Bonds and Mortgages Payable
During the three months ended March 31, 2002, we repaid approximately $503,000 in principal on bonds and mortgages payable, which included a balloon payment of $480,000 on a mortgage which matured on January 17, 2002.
Interest Rate Swap Agreement
During 2001, we were a fixed rate payor of 5.7% under an interest rate swap agreement with a notional amount of $400,000,000 and received a variable rate of 5.056%, which we settled on June 27, 2001. The swap agreement was measured at fair value at March 31, 2001 and recorded as a liability in accounts payable, accrued expenses and other liabilities in accordance with SFAS 133. The interest rate swap was not designated as a hedging instrument and, accordingly, a net charge to earnings of $1,236,000 was recorded during the three months ended March 31, 2001, comprised of an increase in interest expense of approximately $2,092,000 and a partially offsetting entry to reflect the cumulative effect of a change in accounting principle (based on the fair value at January 1, 2001) of $856,000. We have not entered into any interest rate swap agreements as of March 31, 2002.
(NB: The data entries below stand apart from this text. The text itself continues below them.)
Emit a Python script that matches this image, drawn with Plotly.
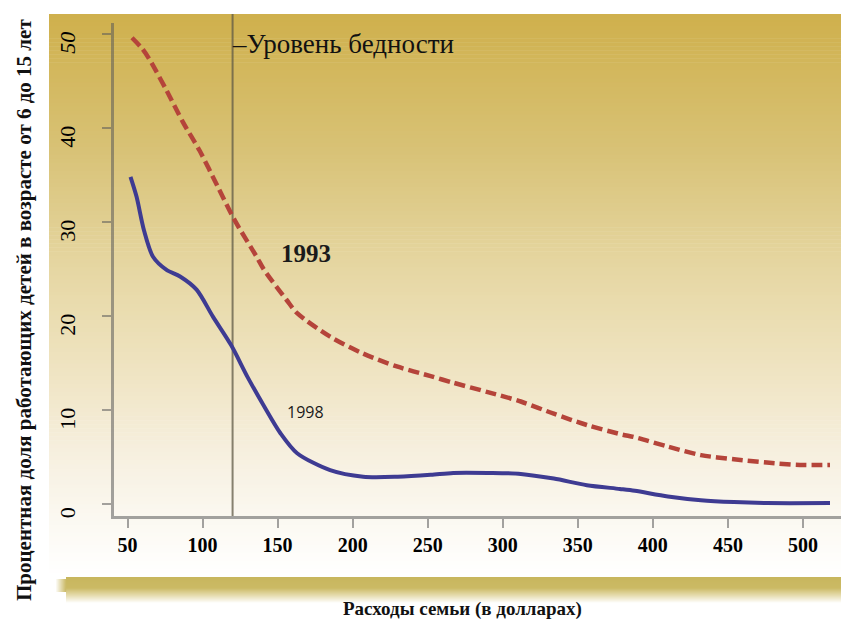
import plotly.graph_objects as go

# ---- data ----
x_1993 = [53, 60, 65, 76, 87, 98, 110, 121, 136, 141, 156, 163, 185, 207, 230, 252,
          267, 290, 312, 334, 356, 379, 388, 410, 432, 454, 476, 498, 518]
y_1993 = [49.6, 48.4, 47.2, 44.0, 40.6, 37.6, 33.8, 30.3, 26.3, 24.9, 21.7, 20.3, 17.8,
          16.0, 14.6, 13.6, 12.9, 11.9, 10.9, 9.6, 8.4, 7.4, 7.1, 6.1, 5.2, 4.75, 4.4,
          4.15, 4.15]

x_1998 = [52, 56, 61, 67, 76, 85, 96, 107, 119, 130, 141, 152, 163, 185, 207, 230, 252,
          267, 290, 312, 334, 356, 378, 388, 410, 432, 454, 476, 518]
y_1998 = [34.8, 32.7, 29.1, 26.3, 24.9, 24.2, 22.8, 19.9, 16.9, 13.5, 10.4, 7.5, 5.4,
          3.6, 2.9, 2.9, 3.1, 3.3, 3.3, 3.2, 2.7, 2.0, 1.6, 1.4, 0.8, 0.4, 0.2, 0.1, 0.1]

poverty_line = 120
x_ticks = [50, 100, 150, 200, 250, 300, 350, 400, 450, 500]
x_ticktext = ["<b>%d</b>" % v for v in x_ticks]
y_ticks = [0, 10, 20, 30, 40, 50]
y_ticktext = ["0", "10", "20", "30", "40", "<i>50</i>"]

poverty_label = "–Уровень бедности"
label_1993 = "1993"
label_1998 = "1998"
x_title = "Расходы семьи (в долларах)"
y_title = "Процентная доля работающих детей в возрасте от 6 до 15 лет"

# ---- layout geometry (page body has an 8px margin) ----
OFF = 8
W, H = 849 - OFF, 622 - OFF
ML, MT = 114 - OFF, 23 - OFF
MR = W - (842 - OFF)
MB = H - (516 - OFF)
PW, PH = W - ML - MR, H - MT - MB


def px_x(px):
    # px given in page (screenshot) pixels
    return (px - OFF - ML) / PW


def px_y(py):
    return (H - MB - (py - OFF)) / PH


def lerp_color(stops, t):
    for (t0, c0), (t1, c1) in zip(stops, stops[1:]):
        if t0 <= t <= t1:
            f = 0 if t1 == t0 else (t - t0) / (t1 - t0)
            return "rgb(%d,%d,%d)" % tuple(round(a + (b - a) * f) for a, b in zip(c0, c1))
    return "rgb(%d,%d,%d)" % stops[-1][1]


shapes = []
# gradient panel
panel_stops = [(14, (207, 176, 76)), (150, (216, 194, 118)), (270, (230, 215, 163)),
               (380, (240, 229, 197)), (450, (246, 239, 222)), (530, (252, 250, 244)),
               (577, (255, 255, 255))]
top, bot = 14, 577
n = 140
step = (bot - top) / n
for i in range(n):
    y0 = top + i * step
    y1 = y0 + step + 0.6
    col = lerp_color(panel_stops, y0 + step / 2)
    shapes.append(dict(type="rect", xref="paper", yref="paper", layer="below",
                       x0=px_x(49), x1=px_x(849 + 4), y0=px_y(y1), y1=px_y(y0),
                       fillcolor=col, line=dict(width=0)))
# bottom band (shadow strip)
band_stops = [(577, (200, 182, 94)), (588, (203, 186, 100)), (595, (228, 218, 170)),
              (603, (255, 255, 255))]
for i in range(26):
    y0 = 577 + i
    col = lerp_color(band_stops, y0 + 0.5)
    shapes.append(dict(type="rect", xref="paper", yref="paper", layer="below",
                       x0=px_x(66), x1=px_x(849 + 4), y0=px_y(y0 + 1.2), y1=px_y(y0),
                       fillcolor=col, line=dict(width=0)))
# soft left edge of band
for i in range(10):
    x0 = 56 + i
    f = (i + 1) / 11
    c = tuple(round(255 + (b - 255) * f) for b in (200, 182, 94))
    shapes.append(dict(type="rect", xref="paper", yref="paper", layer="below",
                       x0=px_x(x0), x1=px_x(x0 + 1.2), y0=px_y(592), y1=px_y(579),
                       fillcolor="rgb(%d,%d,%d)" % c, line=dict(width=0)))
# poverty line
shapes.append(dict(type="line", xref="x", yref="paper", layer="below",
                   x0=poverty_line, x1=poverty_line, y0=0, y1=px_y(14),
                   line=dict(color="rgba(95,90,70,0.75)", width=2)))

fig = go.Figure()
fig.add_trace(go.Scatter(x=x_1993, y=y_1993, mode="lines",
                         line=dict(color="#B5443A", width=4.5, dash="11px,5px",
                                   shape="spline", smoothing=0.8),
                         hoverinfo="skip", showlegend=False))
fig.add_trace(go.Scatter(x=x_1998, y=y_1998, mode="lines",
                         line=dict(color="#3E3B92", width=4, shape="spline", smoothing=0.8),
                         hoverinfo="skip", showlegend=False))

axis_col = "rgba(90,90,90,0.55)"
fig.update_layout(
    width=W, height=H,
    margin=dict(l=ML, r=MR, t=MT, b=MB, autoexpand=False),
    paper_bgcolor="white", plot_bgcolor="rgba(0,0,0,0)",
    shapes=shapes,
    xaxis=dict(range=[41, 526], tickvals=x_ticks, ticktext=x_ticktext,
               showgrid=False, zeroline=False,
               showline=True, linecolor=axis_col, linewidth=3,
               ticks="outside", ticklen=9, tickwidth=2, tickcolor=axis_col,
               tickfont=dict(family="Liberation Serif", size=20, color="#000"),
               ticklabelstandoff=0),
    yaxis=dict(range=[-1.28, 51.17], tickvals=y_ticks, ticktext=y_ticktext,
               showgrid=False, zeroline=False,
               showline=True, linecolor=axis_col, linewidth=3,
               ticks="outside", ticklen=9, tickwidth=2, tickcolor=axis_col,
               tickangle=-90, ticklabelstandoff=18, ticklabelshift=12,
               tickfont=dict(family="Liberation Serif", size=22, color="#000")),
    annotations=[
        dict(x=poverty_line, y=48.9, xref="x", yref="y", text=poverty_label,
             showarrow=False, xanchor="left", yanchor="middle", xshift=-3,
             font=dict(family="Liberation Serif", size=27, color="#111")),
        dict(x=169, y=26.6, xref="x", yref="y", text="<b>" + label_1993 + "</b>",
             showarrow=False, xanchor="center", yanchor="middle",
             font=dict(family="Liberation Serif", size=25, color="#1a1a1a")),
        dict(x=168.5, y=9.8, xref="x", yref="y", text=label_1998,
             showarrow=False, xanchor="center", yanchor="middle",
             font=dict(family="Open Sans", size=16, color="#1a1a1a")),
        dict(x=px_x(462), y=px_y(609), xref="paper", yref="paper",
             text="<b>" + x_title + "</b>", showarrow=False,
             xanchor="center", yanchor="middle",
             font=dict(family="Liberation Serif", size=19, color="#111")),
        dict(x=px_x(24), y=px_y(310), xref="paper", yref="paper",
             text="<b>" + y_title + "</b>", showarrow=False, textangle=-90,
             xanchor="center", yanchor="middle",
             font=dict(family="Liberation Serif", size=21, color="#111")),
    ],
)

fig.write_html("out.html")
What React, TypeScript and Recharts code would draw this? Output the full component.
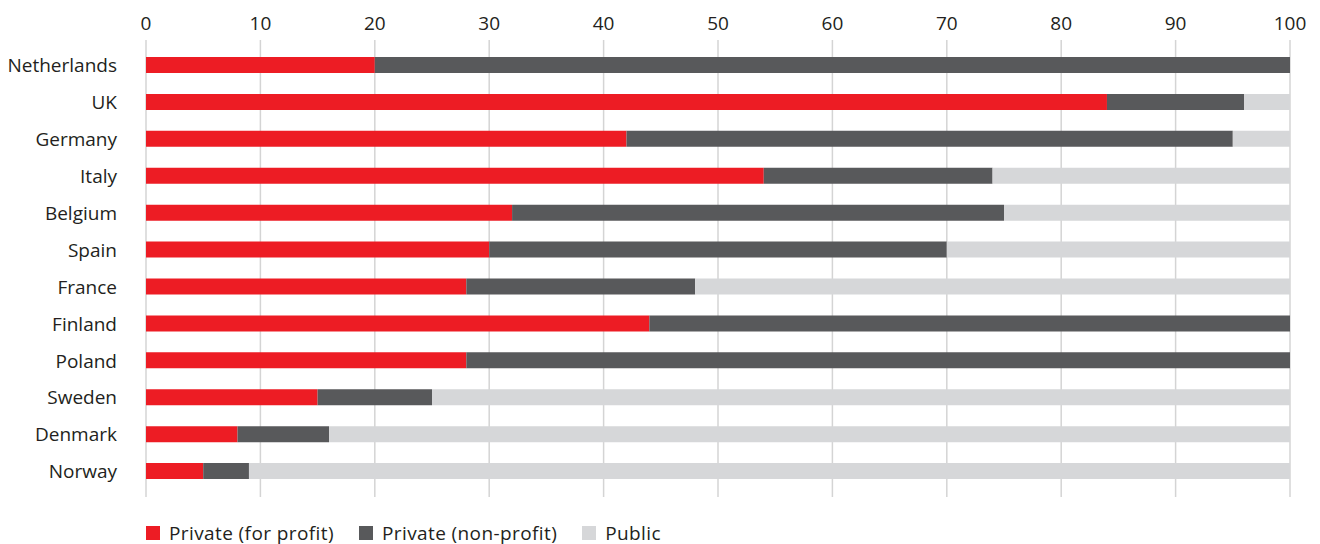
import { Bar, BarChart, CartesianGrid, Legend, XAxis, YAxis } from "recharts";

const countries = [
  "Netherlands",
  "UK",
  "Germany",
  "Italy",
  "Belgium",
  "Spain",
  "France",
  "Finland",
  "Poland",
  "Sweden",
  "Denmark",
  "Norway",
];
const forProfit = [20, 84, 42, 54, 32, 30, 28, 44, 28, 15, 8, 5];
const nonProfit = [80, 12, 53, 20, 43, 40, 20, 56, 72, 10, 8, 4];
const publicShare = [0, 4, 5, 26, 25, 30, 52, 0, 0, 75, 84, 91];
const xTicks = [0, 10, 20, 30, 40, 50, 60, 70, 80, 90, 100];

const series = [
  { key: "forProfit", name: "Private (for profit)", color: "#ED1C24" },
  { key: "nonProfit", name: "Private (non-profit)", color: "#58595B" },
  { key: "public", name: "Public", color: "#D6D7D9" },
];

const data = countries.map((country, i) => ({
  country,
  forProfit: forProfit[i],
  nonProfit: nonProfit[i],
  public: publicShare[i],
}));

const font = "'Open Sans', sans-serif";

const LegendContent = () => (
  <div
    style={{
      display: "flex",
      height: 24,
      alignItems: "center",
      fontFamily: font,
      fontSize: 19,
      letterSpacing: 0.4,
      color: "#231F20",
    }}
  >
    {series.map((s) => (
      <div key={s.key} style={{ display: "flex", alignItems: "center", marginRight: 25 }}>
        <span style={{ width: 14, height: 14, background: s.color, marginRight: 9, display: "inline-block" }} />
        <span>{s.name}</span>
      </div>
    ))}
  </div>
);

export default function App() {
  return (
    <div style={{ position: "absolute", left: 0, top: 0, width: 1320, height: 544, background: "#fff" }}>
      <BarChart
        width={1320}
        height={544}
        data={data}
        layout="vertical"
        margin={{ top: 8, right: 30, left: 0, bottom: 23 }}
        barSize={16}
      >
        <CartesianGrid horizontal={false} stroke="#d4d4d4" strokeWidth={1.5} />
        <XAxis
          type="number"
          orientation="top"
          domain={[0, 100]}
          ticks={xTicks}
          height={32}
          axisLine={false}
          tickLine={false}
          tickSize={0}
          tickMargin={10}
          tick={{ fill: "#231F20", fontSize: 19, fontFamily: font }}
          interval={0}
        />
        <YAxis
          type="category"
          dataKey="country"
          width={146}
          axisLine={false}
          tickLine={false}
          tickSize={0}
          tickMargin={29}
          padding={{ top: 7, bottom: 7 }}
          tick={{ fill: "#231F20", fontSize: 19, fontFamily: font }}
          interval={0}
        />
        <Legend
          verticalAlign="bottom"
          align="left"
          content={<LegendContent />}
          wrapperStyle={{ top: 521, left: 146, bottom: "auto", width: "auto" }}
        />
        {series.map((s) => (
          <Bar key={s.key} dataKey={s.key} name={s.name} stackId="a" fill={s.color} isAnimationActive={false} />
        ))}
      </BarChart>
    </div>
  );
}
9. Distributions Paid to Stockholders
On April 1, 2002, LQ Properties paid a dividend of $0.5625 per depositary share of preferred stock to holders of record on March 15, 2002 of its 9.00% Series A Cumulative Redeemable Preferred Stock. On March 25, 2002, LQ Properties also paid a quarterly dividend at a rate of 9.00% per annum on the liquidation preference of $25,000 per share to the holder of its 9.00% Series B Cumulative Redeemable Convertible Preferred Stock.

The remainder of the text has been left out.